Citizens Against Rent Control/Coalition for Fair Housing

v. City of Berkeley, California

No. 80-737

Argued October 14, 1981

Decided December 14, 1981

454 U.S. 290


A Berkeley, Cal., ordinance places a limitation of $250 on contributions to committees formed to support or oppose ballot measures submitted to a popular vote. When appellant association, which was formed to oppose a ballot measure imposing rent control in the city, accepted some contributions exceeding the $250 limit, appellee Berkeley Fair Campaign Practices Commission ordered the association to pay the excess into the city treasury. The association then brought suit in California Superior Court seeking injunctive relief against enforcement of the ordinance, and that court subsequently granted summary judgment for the association, holding that the ordinance was invalid on its face as a violation of the First Amendment. The California Court of Appeal affirmed, but the California Supreme Court reversed, holding that the ordinance furthered compelling governmental interests in ensuring that special interest groups could not "corrupt" the initiative process by spending large amounts to support or oppose a ballot measure, which interests outweighed the First Amendment interests infringed upon.
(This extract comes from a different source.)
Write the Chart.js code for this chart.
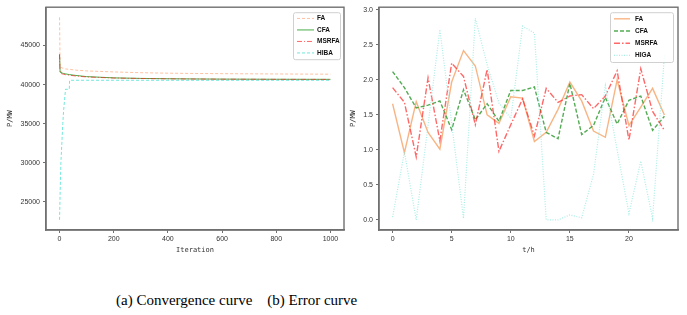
<!DOCTYPE html>
<html>
<head>
<meta charset="utf-8">
<script src="https://cdn.jsdelivr.net/npm/chart.js@4.4.1/dist/chart.umd.min.js"></script>
<style>
  html, body { margin: 0; padding: 0; background: #fff; }
  #wrap { position: relative; width: 687px; height: 315px; overflow: hidden; }
  #convBox { position: absolute; left: 0; top: 0; width: 348px; height: 258px; }
  #errBox { position: absolute; left: 346px; top: 0; width: 341px; height: 258px; }
  #caption {
    position: absolute; left: 116px; top: 291px;
    font-family: "Liberation Serif", "Times New Roman", serif;
    font-size: 15px; color: #000; white-space: pre; line-height: 18px;
  }
</style>
</head>
<body>
<div id="wrap">
  <div id="convBox"><canvas id="convChart"></canvas></div>
  <div id="errBox"><canvas id="errChart"></canvas></div>
  <div id="caption">(a) Convergence curve    (b) Error curve</div>
</div>
<script>
// (a) 收敛曲线 - 读图得到的迭代点
const convIter  = [0, 2, 5, 12, 15, 22, 36, 37, 60, 100, 200, 300, 400, 500, 600, 800, 1000];
const convFA    = [48600, 42300, 42200, 42100, 42080, 42000, 41950, 41950, 41850, 41750, 41620, 41520, 41460, 41420, 41400, 41360, 41330];
const convCFA   = [43800, 41650, 41550, 41450, 41420, 41370, 41280, 41280, 41170, 41020, 40860, 40790, 40750, 40720, 40700, 40680, 40670];
const convMSRFA = [43900, 41500, 41420, 41350, 41320, 41270, 41200, 41200, 41100, 40980, 40840, 40780, 40740, 40710, 40690, 40670, 40660];
const convHIBA  = [22700, 25900, 30000, 35000, 36650, 39400, 39400, 40550, 40550, 40550, 40550, 40550, 40550, 40550, 40550, 40550, 40550];
const convXTicks = [0, 200, 400, 600, 800, 1000];
const convYTicks = [25000, 30000, 35000, 40000, 45000];

// (b) 误差曲线
const hours    = [0,1,2,3,4,5,6,7,8,9,10,11,12,13,14,15,16,17,18,19,20,21,22,23];
const errFA    = [1.66,0.96,1.69,1.25,1.01,1.97,2.42,2.20,1.50,1.38,1.76,1.74,1.12,1.25,1.58,1.97,1.70,1.27,1.18,2.00,1.35,1.61,1.88,1.50];
const errCFA   = [2.12,1.89,1.60,1.64,1.70,1.29,1.86,1.43,1.66,1.41,1.85,1.85,1.90,1.25,1.16,1.95,1.22,1.35,1.75,1.37,1.71,1.77,1.28,1.48];
const errMSRFA = [1.89,1.68,0.90,2.03,1.13,2.24,2.05,1.36,2.15,0.98,1.36,1.73,1.20,1.88,1.68,1.77,1.79,1.59,1.77,2.13,1.14,2.16,1.55,1.28];
const errHIGA  = [0.04,0.97,0.00,1.35,2.72,1.38,0.02,2.88,2.22,1.67,1.45,2.77,2.67,0.00,0.00,0.07,0.03,0.65,1.92,1.00,0.09,0.84,0.02,2.35];
const errXTicks = [0, 5, 10, 15, 20];
const errYTicks = [0, 0.5, 1.0, 1.5, 2.0, 2.5, 3.0];

const tickFont  = { family: "'Liberation Sans', Arial, sans-serif", size: 7 };
const titleFont = { family: "'DejaVu Sans Mono', monospace", size: 7 };
const textColor = '#333';
const spineColor = '#707070';

// 坐标框和图例
const framePlugin = {
    id: 'frameBox',
    afterDraw(chart) {
        const { ctx, chartArea: a } = chart;
        ctx.save();
        ctx.strokeStyle = spineColor;
        ctx.lineWidth = 1.4;
        ctx.strokeRect(a.left, a.top, a.right - a.left, a.bottom - a.top);

        const lg = chart.options.plugins.boxLegend;
        if (lg) {
            const x0 = a.right - lg.right - lg.width;
            const y0 = a.top + lg.top;
            const h = lg.pad + lg.rowH * chart.data.datasets.length;
            ctx.fillStyle = 'rgba(255,255,255,0.85)';
            ctx.strokeStyle = '#d0d0d0';
            ctx.lineWidth = 1;
            ctx.beginPath();
            ctx.roundRect(x0 + 0.5, y0 + 0.5, lg.width, h, 2);
            ctx.fill();
            ctx.stroke();
            chart.data.datasets.forEach((ds, i) => {
                const yy = y0 + lg.pad / 2 + lg.rowH * (i + 0.5);
                ctx.strokeStyle = ds.borderColor;
                ctx.lineWidth = ds.borderWidth;
                ctx.setLineDash(ds.borderDash || []);
                ctx.beginPath();
                ctx.moveTo(x0 + 4, yy);
                ctx.lineTo(x0 + 4 + lg.lineLen, yy);
                ctx.stroke();
                ctx.setLineDash([]);
                ctx.fillStyle = '#111';
                ctx.font = "bold 6.5px 'Liberation Sans', Arial, sans-serif";
                ctx.textBaseline = 'middle';
                ctx.textAlign = 'left';
                ctx.fillText(ds.label, x0 + lg.textX, yy);
            });
        }
        ctx.restore();
    }
};

function fixedTicks(list) {
    return function(scale) { scale.ticks = list.map(v => ({ value: v })); };
}

function makeSeries(label, xs, ys, color, dash, width, order) {
    return {
        label: label,
        data: xs.map((x, i) => ({ x: x, y: ys[i] })),
        borderColor: color,
        borderDash: dash,
        borderWidth: width,
        pointRadius: 0,
        tension: 0,
        fill: false,
        order: order
    };
}

function axisX(min, max, ticks, title, fmt) {
    return {
        type: 'linear', min: min, max: max,
        afterBuildTicks: fixedTicks(ticks),
        afterFit: (s) => { s.height = 28; },
        grid: { display: true, drawOnChartArea: false, drawTicks: true, tickLength: 3, color: spineColor },
        border: { display: true, color: spineColor, width: 1.4 },
        ticks: { font: tickFont, color: textColor, padding: 2, maxRotation: 0, autoSkip: false, callback: fmt },
        title: { display: true, text: title, font: titleFont, color: textColor, padding: { top: 0, bottom: 4 } }
    };
}

function axisY(min, max, ticks, width, titlePad, fmt) {
    return {
        type: 'linear', min: min, max: max,
        afterBuildTicks: fixedTicks(ticks),
        afterFit: (s) => { s.width = width; },
        grid: { display: true, drawOnChartArea: false, drawTicks: true, tickLength: 3, color: spineColor },
        border: { display: true, color: spineColor, width: 1.4 },
        ticks: { font: tickFont, color: textColor, padding: 3, autoSkip: false, callback: fmt },
        title: { display: true, text: 'P/MW', font: titleFont, color: textColor, padding: { top: titlePad, bottom: 0 } }
    };
}

const commonPlugins = { legend: { display: false }, tooltip: { enabled: false } };

new Chart(document.getElementById('convChart').getContext('2d'), {
    type: 'line',
    data: {
        datasets: [
            makeSeries('FA',    convIter, convFA,    'rgba(255,160,110,0.65)', [3, 2], 1, 3),
            makeSeries('CFA',   convIter, convCFA,   'rgba(40,160,40,0.85)',   [],     1, 2),
            makeSeries('MSRFA', convIter, convMSRFA, 'rgba(255,40,40,0.7)',    [5, 2, 1, 2], 1, 1),
            makeSeries('HIBA',  convIter, convHIBA,  'rgba(64,224,208,0.75)',  [3, 2], 1, 0)
        ]
    },
    options: {
        responsive: true,
        maintainAspectRatio: false,
        animation: false,
        layout: { padding: { top: 7, right: 4, left: 0, bottom: 0 } },
        scales: {
            x: axisX(-50, 1050, convXTicks, 'Iteration', (v) => String(v)),
            y: axisY(21400, 49900, convYTicks, 46, 6, (v) => String(v))
        },
        plugins: Object.assign({
            boxLegend: { right: 4, top: 5, width: 47, rowH: 11.5, pad: 1, lineLen: 17, textX: 24 }
        }, commonPlugins)
    },
    plugins: [framePlugin]
});

new Chart(document.getElementById('errChart').getContext('2d'), {
    type: 'line',
    data: {
        datasets: [
            makeSeries('FA',    hours, errFA,    'rgba(245,150,80,0.7)',   [],     1.4, 3),
            makeSeries('CFA',   hours, errCFA,   'rgba(40,150,40,0.8)',    [4, 2], 1.4, 2),
            makeSeries('MSRFA', hours, errMSRFA, 'rgba(255,40,40,0.7)',    [6, 2, 1.5, 2], 1.4, 1),
            makeSeries('HIGA',  hours, errHIGA,  'rgba(140,232,222,0.75)', [1, 1.5], 1.2, 0)
        ]
    },
    options: {
        responsive: true,
        maintainAspectRatio: false,
        animation: false,
        layout: { padding: { top: 7, right: 9, left: 0, bottom: 0 } },
        scales: {
            x: axisX(-1.15, 24.15, errXTicks, 't/h', (v) => String(v)),
            y: axisY(-0.145, 3.04, errYTicks, 33, 3, (v) => v.toFixed(1))
        },
        plugins: Object.assign({
            boxLegend: { right: 5, top: 5, width: 63, rowH: 12.2, pad: 1, lineLen: 16, textX: 25 }
        }, commonPlugins)
    },
    plugins: [framePlugin]
});
</script>
</body>
</html>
Held: The restraint imposed by the ordinance on the right of association, and, in turn, on individual and collective rights of expression, plainly contravenes both the right of association and the speech guarantees of the First Amendment. Pp. 454 U. S. 294-300.

(a) To place a limit on individuals wishing to band together to advance their views on a ballot measure, while placing no limit on individuals acting alone, is clearly a restraint on the right of association. Buckley v. Valeo, 424 U. S. 1, held that contributions to candidates or their committees could be restricted in order to prevent corruption or its appearance. Here, there is no risk of corruption, because this case relates to contributions to committees favoring or opposing ballot measures. Also, there is no risk that the voters will be in doubt as to the identity of those whose money supports or opposes a given ballot measure, since the contributors must make their identities known under the disclosure provisions of the ordinance. Under the exacting judicial review appropriate for infringements

Page 454 U. S. 291

of First Amendment rights, the $250 limit is unconstitutional. Pp. 454 U. S. 295-299.

(b) The contribution limit automatically affects expenditures, and limits on expenditures operate as a direct restraint on freedom of expression of groups and individuals wishing to express themselves through groups. There is no significant state or public interest in curtailing debate and discussion of a ballot measure, and the integrity of the political system will be adequately protected if contributors are identified in a public filing revealing the amounts contributed. Pp. 454 U. S. 299-300.

27 Cal.3d 819, 614 P.2d 742, reversed and remanded.

BURGER, C.J., delivered the opinion of the Court, in which BRENNAN, POWELL, REHNQUIST, and STEVENS, JJ., joined. REHNQUIST, J., filed a concurring opinion, post, p. 454 U. S. 300. MARSHALL, J., filed an opinion concurring in the judgment, post, p. 454 U. S. 301. BLACKMUN and O'CONNOR, JJ., filed an opinion concurring in the judgment, post, p. 454 U. S. 302. WHITE, J., filed a dissenting opinion, post, p. 454 U. S. 303.